Ford Motor (F, Financial) stock is hitting the brakes, falling nearly 4% on Monday after Jefferies downgraded the automaker to “underperform” from “hold.” The rating cut, paired with a price target slash from $12 to $9, points to serious headwinds ahead. Jefferies flagged swelling U.S. inventories—now at a bloated 96 days—as a red flag, alongside warranty costs that have outpaced cash outflows by $8.5 billion since 2020. The analysts also raised questions about Ford's European operations, warning that tough strategic decisions could further weigh on the company's financial health. Year-to-date, Ford's stock has dropped 18%, while its rival, General Motors (GM, Financial), has cruised ahead with a 45% gain.
But it's not all doom and gloom. Ford is going all-in on electric vehicles, fueled by a $9.63 billion loan from the U.S. Department of Energy to fund its BlueOval SK battery venture with SK On.

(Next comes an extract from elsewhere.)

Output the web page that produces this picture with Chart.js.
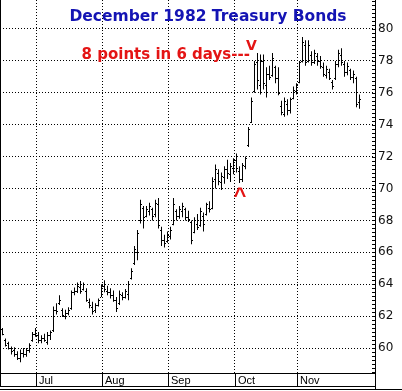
<!DOCTYPE html>
<html>
<head>
<meta charset="utf-8">
<script src="https://cdn.jsdelivr.net/npm/chart.js@4.4.1/dist/chart.umd.min.js"></script>
<style>
  body { margin: 0; background: #fff; }
  canvas { display: block; }
</style>
</head>
<body>
<canvas id="myChart" width="402" height="391"></canvas>
<script>
// December 1982 T-bond futures, one bar per trading day (mid June -> late Nov 1982)
var highs = [
  61.25, 60.6, 60.4, 60.1, 60.05, 59.8, 59.9, 60.0, 60.0, 60.3,
  61.0, 61.25, 61.0, 60.8, 60.9, 61.0, 61.1, 62.6, 62.8, 63.3,
  62.5, 62.4, 62.55, 63.6, 63.8, 64.1, 64.2, 64.1, 63.75, 63.1,
  62.9, 62.8, 63.1, 64.0, 64.25, 63.9, 63.75, 63.6, 63.2, 63.6,
  63.5, 63.7, 64.2, 65.0, 66.4, 67.4, 69.3, 68.9, 68.9, 69.1,
  68.8, 69.3, 69.4, 67.6, 67.1, 67.3, 67.6, 69.4, 68.7, 68.9,
  69.1, 68.8, 68.6, 68.0, 68.2, 68.4, 68.8, 68.5, 69.1, 69.2,
  70.7, 71.5, 71.2, 71.0, 71.4, 71.8, 71.6, 71.9, 72.2, 71.4,
  71.6, 72.0, 73.85, 75.7, 78.0, 78.5, 78.4, 78.4, 77.6, 77.7,
  78.5, 77.7, 77.6, 75.5, 75.7, 75.6, 75.7, 76.4, 76.6, 78.0,
  79.5, 79.3, 79.3, 78.6, 78.7, 78.5, 78.3, 77.9, 77.7, 77.5,
  76.8, 78.0, 78.7, 78.8, 78.0, 77.9, 77.5, 77.4, 77.0, 75.9
];
var lows = [
  60.8, 60.1, 59.9, 59.6, 59.45, 59.25, 59.1, 59.4, 59.45, 59.7,
  60.4, 60.7, 60.3, 60.3, 60.4, 60.2, 60.5, 61.0, 62.1, 62.7,
  61.95, 61.8, 62.05, 62.4, 63.3, 63.45, 63.4, 63.6, 62.9, 62.5,
  62.1, 62.2, 62.6, 63.2, 63.5, 63.3, 63.1, 62.9, 62.25, 62.7,
  63.0, 63.1, 63.0, 64.3, 65.2, 65.5, 67.8, 67.5, 68.2, 68.3,
  68.0, 68.2, 67.5, 66.4, 66.3, 66.6, 66.8, 67.7, 68.0, 68.1,
  68.2, 68.0, 67.9, 66.5, 67.2, 67.4, 67.6, 67.3, 68.3, 68.5,
  68.7, 70.0, 70.2, 69.9, 70.3, 70.6, 70.4, 70.9, 71.0, 70.35,
  70.4, 71.2, 72.6, 74.1, 76.0, 76.2, 75.9, 76.2, 75.7, 76.8,
  77.0, 76.6, 75.85, 74.6, 74.5, 74.6, 74.7, 75.6, 75.9, 76.6,
  77.9, 77.7, 77.9, 77.7, 77.8, 77.7, 77.5, 77.0, 76.9, 76.8,
  76.2, 76.8, 77.6, 77.7, 77.0, 77.1, 76.8, 76.6, 75.1, 75.0
];
var opens = [
  61.2, 60.5, 60.3, 60.0, 59.9, 59.6, 59.4, 59.7, 59.6, 59.9,
  60.5, 60.9, 60.8, 60.5, 60.6, 60.4, 60.8, 61.1, 62.4, 62.8,
  62.4, 62.0, 62.2, 62.5, 63.5, 63.6, 63.8, 63.7, 63.6, 62.9,
  62.6, 62.4, 62.7, 63.2, 63.9, 63.6, 63.5, 63.3, 63.0, 62.8,
  63.3, 63.2, 63.4, 64.4, 65.3, 66.0, 68.0, 68.8, 68.3, 68.6,
  68.7, 68.4, 69.0, 67.4, 66.8, 66.7, 67.0, 67.8, 68.6, 68.3,
  68.6, 68.7, 68.2, 67.9, 67.3, 67.8, 67.7, 68.3, 68.4, 68.8,
  68.8, 70.6, 71.0, 70.4, 70.7, 71.2, 70.9, 71.3, 71.8, 71.1,
  70.6, 71.4, 72.7, 74.2, 76.1, 77.9, 76.5, 78.0, 76.5, 77.2,
  77.1, 77.6, 76.9, 75.2, 74.7, 75.3, 74.9, 75.7, 76.1, 76.7,
  78.0, 79.0, 78.0, 78.4, 77.9, 78.3, 78.0, 77.6, 77.1, 77.3,
  76.7, 76.9, 77.8, 78.4, 77.8, 77.3, 77.4, 77.0, 76.9, 75.4
];
var closes = [
  60.9, 60.2, 60.0, 59.8, 59.6, 59.4, 59.7, 59.6, 59.9, 60.2,
  60.9, 60.8, 60.5, 60.6, 60.5, 60.8, 61.0, 62.4, 62.3, 63.0,
  62.1, 62.2, 62.4, 63.5, 63.6, 63.9, 63.6, 64.0, 63.0, 62.7,
  62.3, 62.7, 63.0, 63.9, 63.7, 63.5, 63.3, 63.0, 62.5, 63.4,
  63.2, 63.6, 64.0, 64.8, 66.2, 67.2, 69.0, 68.2, 68.7, 68.9,
  68.3, 69.1, 67.7, 66.8, 66.6, 67.1, 67.4, 69.0, 68.3, 68.7,
  68.9, 68.2, 68.1, 66.8, 68.0, 67.6, 68.6, 67.8, 69.0, 68.7,
  70.5, 71.2, 70.5, 70.8, 71.2, 71.0, 71.4, 71.8, 71.3, 70.6,
  71.5, 71.9, 73.7, 75.5, 77.8, 76.8, 78.0, 76.6, 77.2, 77.0,
  78.2, 76.9, 76.0, 74.8, 75.5, 74.9, 75.6, 76.2, 76.5, 77.9,
  79.2, 77.9, 79.0, 77.9, 78.5, 78.0, 77.7, 77.2, 77.5, 76.9,
  76.4, 77.8, 78.5, 77.9, 77.3, 77.7, 77.0, 77.2, 75.3, 75.6
];

// month boundaries, in bar slots (3 px each) from the left edge
var monthNames = ['Jul', 'Aug', 'Sep', 'Oct', 'Nov'];
var monthStarts = [12, 34, 56, 78.33, 99];
var priceTicks = [60, 62, 64, 66, 68, 70, 72, 74, 76, 78, 80];

var titleText = 'December 1982 Treasury Bonds';
var noteText = '8 points in 6 days---';

var barData = highs.map(function(h, i) {
    return { x: i + 0.8333, y: [lows[i], h] };
});

var ohlcTicks = {
    id: 'ohlcTicks',
    afterDatasetsDraw: function(chart) {
        var xs = chart.scales.x, ys = chart.scales.y, ctx = chart.ctx;
        ctx.save();
        ctx.fillStyle = '#000';
        for (var i = 0; i < highs.length; i++) {
            var x = Math.round(xs.getPixelForValue(i + 0.8333) - 0.5);
            ctx.fillRect(x - 1, Math.round(ys.getPixelForValue(opens[i])), 1, 1);
            ctx.fillRect(x + 1, Math.round(ys.getPixelForValue(closes[i])), 1, 1);
        }
        ctx.restore();
    }
};

var frame = {
    id: 'frame',
    afterDraw: function(chart) {
        var ctx = chart.ctx, a = chart.chartArea;
        var xs = chart.scales.x, ys = chart.scales.y;
        ctx.save();
        ctx.fillStyle = '#000';
        ctx.fillRect(0, 0, 1, a.bottom + 13);
        ctx.fillRect(0, a.bottom, a.right + 1, 1);
        ctx.fillRect(0, a.bottom + 13, a.right + 1, 1);
        ctx.fillRect(0, a.bottom + 16, chart.width, 1);
        ctx.fillRect(a.right, 0, 1, a.bottom + 17);
        // month separators in the date band
        monthStarts.forEach(function(v) {
            ctx.fillRect(Math.round(xs.getPixelForValue(v)), a.bottom, 1, 13);
        });
        // quarter point ticks on the price axis
        for (var v = 58.5; v < ys.max; v += 0.25) {
            ctx.fillRect(a.right - 3, Math.round(ys.getPixelForValue(v)), 3, 1);
        }
        // notes
        ctx.textBaseline = 'alphabetic';
        ctx.textAlign = 'center';
        ctx.fillStyle = '#1414b4';
        ctx.font = 'bold 15.5px "DejaVu Sans"';
        ctx.fillText(titleText, 208, 21);
        ctx.fillStyle = '#e41414';
        ctx.font = 'bold 15px "DejaVu Sans"';
        ctx.textAlign = 'right';
        ctx.fillText(noteText, xs.getPixelForValue(83.3), ys.getPixelForValue(78.12));
        ctx.textAlign = 'center';
        ctx.font = 'bold 14px "DejaVu Sans"';
        ctx.fillText('V', xs.getPixelForValue(83.8), ys.getPixelForValue(78.7));
        ctx.font = 'bold 22px "Liberation Sans"';
        ctx.fillText('^', xs.getPixelForValue(80), ys.getPixelForValue(69.1));
        ctx.restore();
    }
};

var ctx = document.getElementById('myChart');

var graphique = new Chart(ctx.getContext('2d'), {
    type: 'bar',
    data: {
        datasets: [{
            data: barData,
            backgroundColor: '#000',
            borderWidth: 0,
            barThickness: 1,
            inflateAmount: 0,
            grouped: false
        }]
    },
    options: {
        responsive: false,
        animation: false,
        devicePixelRatio: 1,
        layout: { padding: { left: 0, right: 0, top: 0, bottom: 5 } },
        plugins: { legend: { display: false }, tooltip: { enabled: false } },
        scales: {
            x: {
                type: 'linear',
                min: 0,
                max: 125,
                offset: false,
                afterBuildTicks: function(axis) {
                    axis.ticks = monthStarts.map(function(v) { return { value: v }; });
                },
                afterFit: function(axis) {
                    axis.height = 13;
                    axis.paddingLeft = 0;
                    axis.paddingRight = 0;
                },
                ticks: {
                    autoSkip: false,
                    maxRotation: 0,
                    align: 'start',
                    labelOffset: 3,
                    padding: 1,
                    color: '#000',
                    font: { family: '"Liberation Sans"', size: 11 },
                    callback: function(value, index) { return monthNames[index]; }
                },
                grid: { color: '#000', drawTicks: false, offset: false },
                border: { display: false, dash: [1, 2] }
            },
            y: {
                position: 'right',
                min: 58.433,
                max: 81.818,
                afterBuildTicks: function(axis) {
                    axis.ticks = priceTicks.map(function(v) { return { value: v }; });
                },
                afterFit: function(axis) {
                    axis.width = 27;
                    axis.paddingTop = 0;
                    axis.paddingBottom = 0;
                },
                ticks: {
                    padding: 3,
                    color: '#111',
                    font: { family: '"DejaVu Sans"', size: 12 }
                },
                grid: { color: '#000', drawTicks: false },
                border: { display: false, dash: [1, 2] }
            }
        }
    },
    plugins: [ohlcTicks, frame]
});
</script>
</body>
</html>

The project is massive—three plants in Kentucky and Tennessee, aiming for production by 2025—but it won't deliver quick wins for investors. The near-term outlook? Uncertain. Even with solid EV progress, Jefferies remains bearish, citing inventory overhang and structural cost concerns. On the flip side, Argus Research sees opportunity, betting that Ford's streamlined operations and focus on cost control will drive profitability over the next few years.
For investors, the message is clear: Ford's road to recovery is riddled with potholes. While long-term EV ambitions might shine, the present is defined by swollen inventories, financial overhangs, and tough decisions on the horizon. If you're holding Ford stock, buckle up—it's going to be a bumpy ride.